German Chancellor Gerhard Schroeder somewhat cynically tapped into this to win re-election. But his position reflected public attitudes more than it shaped them. They don’t want to “fix” Iraq; they want to manage it.

Today, the United States finds itself confronting a fairly united German and French faction inside Europe that is adamantly opposed to many of America’s top foreign policy priorities. Viewed from the outside, this strikes some as ironic.

“They deserve each other,” a Mexican diplomat at the United Nations says of America and its European allies. “They are equally arrogant. They bear equal guilt for how the world views their motives. The only real difference is that one of them can call the shots and the other can only call bluffs.”

NO BLUFF THIS TIME

This fact - Europe’s relative inability to act alone (or together) in the military sense - fatally weakens their influence on Washington. The last-minute efforts by France, Germany and now Russia to prevent a conflict on America’s terms look half-baked because they are half-baked. These powers understand that, if the United States has now crossed the Rubicon and is willing to defy the United Nations, they are powerless to prevent it.

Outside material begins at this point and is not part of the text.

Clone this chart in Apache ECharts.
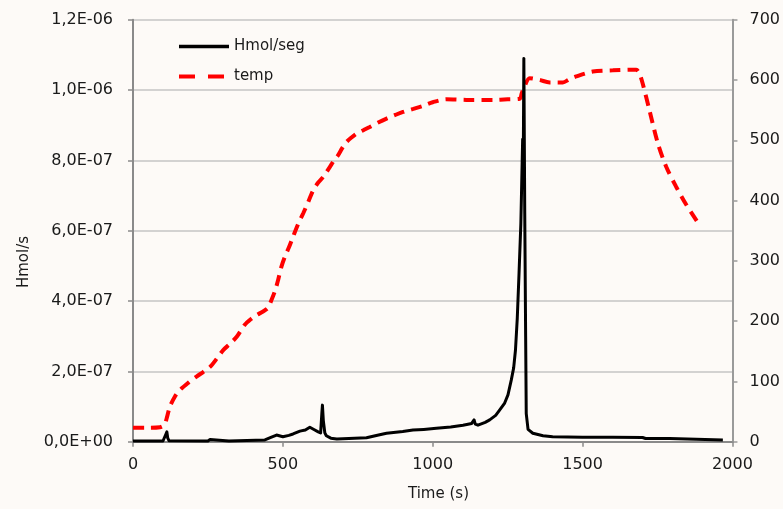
<!DOCTYPE html>
<html>
<head>
<meta charset="utf-8">
<script src="https://cdn.jsdelivr.net/npm/echarts@6/dist/echarts.min.js"></script>
<style>
  html, body { margin: 0; padding: 0; background: #fdfaf7; }
  #chart { width: 783px; height: 509px; }
</style>
</head>
<body>
<div id="chart"></div>
<script>
// Hydrogen release rate (mol/s, stored in units of 1e-7) versus time (s)
const H_UNIT = 1e-7;
const hmolTime = [0, 100, 106, 110, 113, 116, 120, 250, 257, 262, 320, 440, 460, 479, 500, 520, 534, 557, 575, 590,
  605, 618, 626, 630, 632, 635, 640, 645, 660, 680, 720, 779, 823, 846, 900, 934, 970, 1012, 1060, 1101,
  1130, 1138, 1142, 1151, 1175, 1190, 1210, 1223, 1240, 1251, 1262, 1270, 1276, 1282, 1288, 1294, 1300, 1302, 1304, 1307,
  1310, 1312, 1318, 1334, 1368, 1400, 1500, 1600, 1700, 1710, 1790, 1796, 1968];
const hmolValue = [0.02, 0.02, 0.05, 0.22, 0.28, 0.10, 0.03, 0.02, 0.06, 0.02, 0.02, 0.05, 0.12, 0.19, 0.14, 0.18, 0.22, 0.30, 0.33, 0.41,
  0.34, 0.28, 0.25, 0.80, 1.04, 0.60, 0.25, 0.17, 0.10, 0.08, 0.09, 0.11, 0.20, 0.24, 0.29, 0.33, 0.35, 0.38, 0.42, 0.47,
  0.52, 0.62, 0.50, 0.47, 0.55, 0.62, 0.75, 0.90, 1.10, 1.33, 1.75, 2.10, 2.60, 3.50, 4.80, 6.20, 8.60, 7.80, 10.9, 6.50,
  3.00, 0.80, 0.35, 0.24, 0.17, 0.14, 0.13, 0.13, 0.12, 0.09, 0.09, 0.05, 0.05];

// Sample temperature (right axis) versus time (s)
const tempTime = [0, 40, 90, 105, 112, 123, 140, 157, 185, 212, 235, 257, 280, 301, 325, 346, 373, 395, 412, 434,
  450, 462, 475, 484, 495, 507, 520, 534, 550, 568, 585, 601, 618, 634, 657, 670, 684, 698, 712, 730,
  746, 770, 790, 820, 846, 875, 901, 935, 968, 1000, 1046, 1112, 1201, 1250, 1290, 1297, 1307, 1323, 1357, 1390,
  1434, 1455, 1479, 1534, 1601, 1679, 1690, 1700, 1723, 1751, 1779, 1812, 1846, 1884];
const tempValue = [23, 23, 24, 28, 38, 58, 75, 86, 98, 108, 116, 124, 138, 152, 163, 174, 194, 204, 210, 216,
  222, 235, 252, 268, 290, 307, 322, 340, 360, 379, 398, 417, 430, 439, 456, 466, 475, 487, 497, 505,
  511, 517, 522, 530, 536, 542, 547, 552, 557, 563, 568, 567, 567, 568, 569, 578, 590, 603, 600, 596,
  596, 601, 606, 614, 616, 617, 610, 595, 550, 495, 456, 423, 393, 364];

// Axis tick labels
const leftTickLabels = ['0,0E+00', '2,0E-07', '4,0E-07', '6,0E-07', '8,0E-07', '1,0E-06', '1,2E-06'];
const rightTickLabels = ['0', '100', '200', '300', '400', '500', '600', '700'];
const timeTickLabels = ['0', '500', '1000', '1500', '2000'];

const seriesNames = ['Hmol/seg', 'temp'];

const hmolData = hmolTime.map((t, i) => [t, hmolValue[i] * H_UNIT]);
const tempData = tempTime.map((t, i) => [t, tempValue[i]]);

const font = 'DejaVu Sans';
const textColor = '#1a1a1a';

const chart = echarts.init(document.getElementById('chart'), null, { renderer: 'canvas' });
chart.setOption({
  backgroundColor: '#fdfaf7',
  animation: false,
  textStyle: { fontFamily: font },
  grid: { left: 133, right: 50, top: 19.7, bottom: 67.3 },
  legend: {
    show: true,
    orient: 'vertical',
    left: 172,
    top: 34,
    itemWidth: 50,
    itemHeight: 18,
    itemGap: 15,
    // line-only keys: hide the point marker drawn in the middle
    itemStyle: { opacity: 0 },
    textStyle: { fontFamily: font, fontSize: 15, color: textColor },
    data: [
      { name: seriesNames[0], lineStyle: { width: 3.5, color: '#000000' } },
      { name: seriesNames[1], lineStyle: { width: 4, color: '#ff0000', type: [16, 13] } }
    ]
  },
  xAxis: {
    type: 'value',
    min: 0, max: 2000, interval: 500,
    axisLine: { show: true, lineStyle: { color: '#8a8a8a', width: 2 } },
    axisTick: { show: true, inside: false, length: 5, lineStyle: { color: '#8a8a8a', width: 1.5 } },
    axisLabel: { margin: 15, fontSize: 16, color: textColor, fontFamily: font,
      formatter: v => timeTickLabels[Math.round(v / 500)] },
    splitLine: { show: false }
  },
  yAxis: [
    {
      type: 'value',
      min: 0, max: 1.2e-6, interval: 2e-7,
      axisLine: { show: true, lineStyle: { color: '#8a8a8a', width: 2 } },
      axisTick: { show: true, length: 5, lineStyle: { color: '#8a8a8a', width: 1.5 } },
      axisLabel: { margin: 20, fontSize: 16, color: textColor, fontFamily: font,
        formatter: v => leftTickLabels[Math.round(v / 2e-7)] },
      splitLine: { show: true, lineStyle: { color: '#c4c4c4', width: 1.5 } }
    },
    {
      type: 'value',
      min: 0, max: 700, interval: 100,
      position: 'right',
      axisLine: { show: true, lineStyle: { color: '#9a9a9a', width: 2 } },
      axisTick: { show: true, length: 5, lineStyle: { color: '#9a9a9a', width: 1.5 } },
      axisLabel: { margin: 17, fontSize: 16, color: textColor, fontFamily: font,
        formatter: v => rightTickLabels[Math.round(v / 100)] },
      splitLine: { show: false }
    }
  ],
  graphic: [
    { type: 'text', left: 17, top: 236, rotation: Math.PI / 2,
      style: { text: 'Hmol/s', font: '15px "DejaVu Sans"', fill: textColor } },
    { type: 'text', left: 408, top: 487,
      style: { text: 'Time (s)', font: '15px "DejaVu Sans"', fill: textColor } }
  ],
  series: [
    {
      name: seriesNames[0],
      type: 'line',
      yAxisIndex: 0,
      data: hmolData,
      symbol: 'none',
      lineStyle: { color: '#000000', width: 3, join: 'round' },
      itemStyle: { color: '#000000' },
      z: 3
    },
    {
      name: seriesNames[1],
      type: 'line',
      yAxisIndex: 1,
      data: tempData,
      symbol: 'none',
      smooth: 0.3,
      lineStyle: { color: '#ff0000', width: 4, type: [11, 7] },
      itemStyle: { color: '#ff0000' },
      z: 2
    }
  ]
});
</script>
</body>
</html>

And it is their own fault. Even without Russia’s economy and military know-how, the European Union’s GDP of $8.5 trillion and its population of 377 million people should easily be able to create a military force on par with the smaller United States. With such a force, European alternatives — aggressive, militarized arms inspections, for instance, might have some hope of succeeding. Without that force, their words are just that: words.

These complexities — Europe’s bantamweight military power and America’s frustration with partners who speak loudly but carry two dozen small sticks — are ignored in the larger debate.

In the meantime, the world is left to watch as the most serious issue of the new century is reduced to this idiotic spectacle: a reckless, bloodthirsty cowboy vs. an ungrateful, cowardly bunch of Euro-weenies.

How Osama bin Laden must be rejoicing.